The exhibition, the readings, the performances, all shown at the County Fairgrounds in September to a large crowd, were powerful. The Mayor of sprawling Ft. Collins was there. So were County Commissioners. Everyone was moved. But, ultimately, did it make any difference?

That's the question, of course. Certainly, some things are happening. A photo-journalist and a writer have documented the entire project, and a book will result shortly, perhaps inspiring other people, other communities, to do a variant of this project. A video-documentary, likewise, is being produced, and perhaps cable channels across the country will air it to inspire others. The barbecue will become an annual event. Sharon Carlisle, the project coordinator, has been approached by the Young Farmers chapter to do an artist-in-residence project with them. She is seeking grant money to continue the project - perhaps with artist residencies with all of the groups that worked on the project, using a variety of artists from the project, so that relationships can continue. The County Commissioners have purchased one of the works for the County Courthouse. The Environmental Studies program at the State University has raised funds so that the dance can be presented again, this time in the context of their science program. The hairdresser has begun taking paper-making classes. Some of the pairs of people have become fast friends.

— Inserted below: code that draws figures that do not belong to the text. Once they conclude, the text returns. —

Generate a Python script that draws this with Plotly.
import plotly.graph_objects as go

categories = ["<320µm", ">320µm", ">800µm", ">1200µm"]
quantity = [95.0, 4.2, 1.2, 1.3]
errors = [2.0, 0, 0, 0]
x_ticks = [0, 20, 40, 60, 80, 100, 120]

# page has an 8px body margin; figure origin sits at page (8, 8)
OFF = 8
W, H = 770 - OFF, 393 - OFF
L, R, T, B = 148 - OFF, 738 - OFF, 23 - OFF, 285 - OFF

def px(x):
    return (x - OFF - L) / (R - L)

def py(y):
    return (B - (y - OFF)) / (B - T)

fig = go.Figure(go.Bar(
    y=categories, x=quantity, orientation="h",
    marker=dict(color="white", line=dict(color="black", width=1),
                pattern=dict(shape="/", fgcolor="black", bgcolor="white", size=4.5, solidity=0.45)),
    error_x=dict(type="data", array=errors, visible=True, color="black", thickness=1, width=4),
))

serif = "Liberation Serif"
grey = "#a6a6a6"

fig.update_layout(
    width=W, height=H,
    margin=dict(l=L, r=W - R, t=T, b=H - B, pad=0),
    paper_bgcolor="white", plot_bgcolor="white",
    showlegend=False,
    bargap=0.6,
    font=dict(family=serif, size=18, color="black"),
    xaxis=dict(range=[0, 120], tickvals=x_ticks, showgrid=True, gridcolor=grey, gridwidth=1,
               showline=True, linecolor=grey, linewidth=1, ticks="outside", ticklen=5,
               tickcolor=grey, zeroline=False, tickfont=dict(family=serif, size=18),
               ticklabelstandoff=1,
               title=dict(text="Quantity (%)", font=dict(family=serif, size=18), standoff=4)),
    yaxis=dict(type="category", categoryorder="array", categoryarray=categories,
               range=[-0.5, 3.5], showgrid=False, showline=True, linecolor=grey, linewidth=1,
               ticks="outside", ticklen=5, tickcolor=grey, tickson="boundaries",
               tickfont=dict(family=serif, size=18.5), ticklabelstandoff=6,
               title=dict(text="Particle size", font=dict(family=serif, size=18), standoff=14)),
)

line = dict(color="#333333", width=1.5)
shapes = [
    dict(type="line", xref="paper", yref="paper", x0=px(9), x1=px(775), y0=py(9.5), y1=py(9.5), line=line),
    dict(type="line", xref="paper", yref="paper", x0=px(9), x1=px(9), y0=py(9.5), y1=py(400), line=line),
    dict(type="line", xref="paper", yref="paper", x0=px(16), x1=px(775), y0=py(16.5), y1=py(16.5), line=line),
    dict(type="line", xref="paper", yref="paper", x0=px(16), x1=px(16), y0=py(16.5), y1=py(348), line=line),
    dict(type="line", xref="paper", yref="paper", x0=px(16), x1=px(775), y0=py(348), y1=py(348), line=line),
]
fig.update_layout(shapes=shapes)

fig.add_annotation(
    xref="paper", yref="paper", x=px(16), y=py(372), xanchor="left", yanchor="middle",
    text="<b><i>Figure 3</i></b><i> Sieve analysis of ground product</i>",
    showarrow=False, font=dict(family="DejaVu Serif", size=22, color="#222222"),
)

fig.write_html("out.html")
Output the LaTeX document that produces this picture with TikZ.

Jane Slusarski-Harris has said that this has totally changed the way that she thinks about making dance.

Has anything really changed, though? Has public dialogue in Larimer County been affected? This we'll not know for a time, maybe not ever. Maybe the debates in the County Commissioner Hearing Room will take on a different quality. Maybe, as Commissioner Jim Disney hopes, artists will bring their way of thinking to the dialogue so that the meaning of the land can be admitted as appropriate parts of public dialogue as well as its economic viability. Maybe artists will become increasingly present the public table, regardless of the issue...the Sharon Carlisles seens as crucial people in the broad community.

We do know, though, that individual lives have been changed. That 50 people are thinking differently. And that, of course, is where change begins.